— START OF Material —

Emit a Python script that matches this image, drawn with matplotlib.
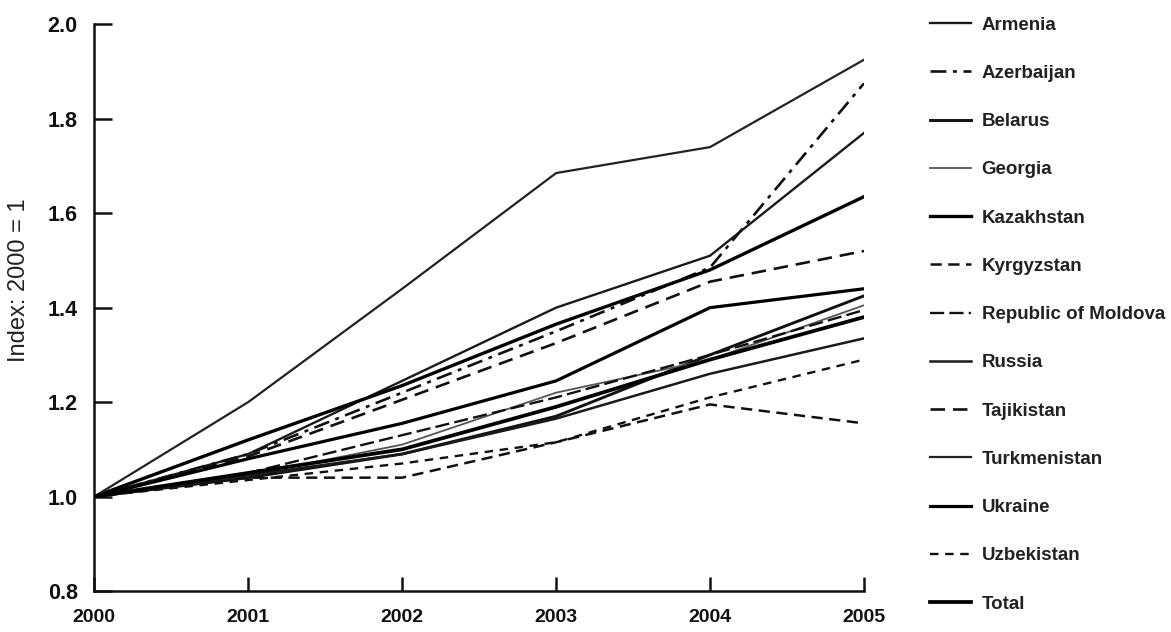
import matplotlib
matplotlib.use("Agg")
import matplotlib.pyplot as plt

years = [2000, 2001, 2002, 2003, 2004, 2005]

countries = ["Armenia", "Azerbaijan", "Belarus", "Georgia", "Kazakhstan",
             "Kyrgyzstan", "Republic of Moldova", "Russia", "Tajikistan",
             "Turkmenistan", "Ukraine", "Uzbekistan", "Total"]

armenia      = [1.00, 1.09, 1.245, 1.40, 1.51, 1.77]
azerbaijan   = [1.00, 1.09, 1.22, 1.35, 1.485, 1.875]
belarus      = [1.00, 1.04, 1.09, 1.17, 1.30, 1.425]
georgia      = [1.00, 1.045, 1.11, 1.22, 1.29, 1.405]
kazakhstan   = [1.00, 1.12, 1.235, 1.365, 1.48, 1.635]
kyrgyzstan   = [1.00, 1.04, 1.04, 1.115, 1.195, 1.155]
moldova      = [1.00, 1.05, 1.13, 1.21, 1.30, 1.395]
russia       = [1.00, 1.045, 1.09, 1.165, 1.26, 1.335]
tajikistan   = [1.00, 1.085, 1.205, 1.325, 1.455, 1.52]
turkmenistan = [1.00, 1.20, 1.44, 1.685, 1.74, 1.925]
ukraine      = [1.00, 1.08, 1.155, 1.245, 1.40, 1.44]
uzbekistan   = [1.00, 1.035, 1.07, 1.115, 1.21, 1.29]
total        = [1.00, 1.05, 1.10, 1.19, 1.29, 1.38]

series = [armenia, azerbaijan, belarus, georgia, kazakhstan, kyrgyzstan,
          moldova, russia, tajikistan, turkmenistan, ukraine, uzbekistan, total]

styles = [
    dict(color="#1a1a1a", lw=1.7, ls="-"),
    dict(color="#111111", lw=1.9, ls=(0, (6, 2.5, 1.5, 2.5))),
    dict(color="#111111", lw=2.1, ls="-"),
    dict(color="#555555", lw=1.3, ls="-"),
    dict(color="#000000", lw=2.4, ls="-"),
    dict(color="#111111", lw=1.8, ls=(0, (4.5, 2.6))),
    dict(color="#111111", lw=1.7, ls=(0, (6, 2.2))),
    dict(color="#1a1a1a", lw=1.8, ls="-"),
    dict(color="#111111", lw=1.9, ls=(0, (5.5, 3))),
    dict(color="#222222", lw=1.6, ls="-"),
    dict(color="#000000", lw=2.3, ls="-"),
    dict(color="#111111", lw=1.7, ls=(0, (3.6, 2.8))),
    dict(color="#000000", lw=2.7, ls="-"),
]

plt.rcParams["font.family"] = ["Liberation Sans", "DejaVu Sans"]

fig = plt.figure(figsize=(11.71, 6.32), dpi=100)
ax = fig.add_axes([94.3 / 1171, 1 - 591 / 632, (864 - 94.3) / 1171, (591 - 24.3) / 632])

for name, vals, st in zip(countries, series, styles):
    ax.plot(years, vals, label=name, color=st["color"], linewidth=st["lw"],
            linestyle=st["ls"], solid_joinstyle="miter", dash_capstyle="butt")

ax.set_xlim(2000, 2005)
ax.set_ylim(0.8, 2.0)
ax.set_xticks(years)
ax.set_xticklabels([str(y) for y in years])
yt = [0.8, 1.0, 1.2, 1.4, 1.6, 1.8, 2.0]
ax.set_yticks(yt)
ax.set_yticklabels([f"{v:.1f}" for v in yt])

for s in ["top", "right"]:
    ax.spines[s].set_visible(False)
for s in ["left", "bottom"]:
    ax.spines[s].set_linewidth(1.8)
    ax.spines[s].set_color("#111111")

ax.tick_params(axis="y", direction="in", length=13, width=1.8, pad=12,
               labelsize=15.5, colors="#111111")
ax.tick_params(axis="x", direction="in", length=10, width=1.8, pad=13,
               labelsize=14, colors="#111111")
for lab in ax.get_xticklabels() + ax.get_yticklabels():
    lab.set_fontweight("bold")

ax.set_ylabel("Index: 2000 = 1", fontsize=17, color="#222222")
ax.yaxis.set_label_coords(-0.083, 0.549)

leg = fig.legend(loc="upper left", bbox_to_anchor=(930 / 1171, 1 - 16.5 / 632),
                 frameon=False, borderpad=0, borderaxespad=0,
                 handlelength=2.2, handletextpad=0.55, labelspacing=1.66,
                 prop=dict(family="Liberation Sans", weight="bold", size=13.5))
for t in leg.get_texts():
    t.set_color("#222222")

fig.savefig("out.png", dpi=100)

— END OF Material —

Please reproduce the listing exactly from its opening line through the line that contains "years = [2000, 2001, 2002, 2003, 2004, 2005]", both included, with all pictures omitted.

Emit a Python script that matches this image, drawn with matplotlib.
import matplotlib
matplotlib.use("Agg")
import matplotlib.pyplot as plt

years = [2000, 2001, 2002, 2003, 2004, 2005]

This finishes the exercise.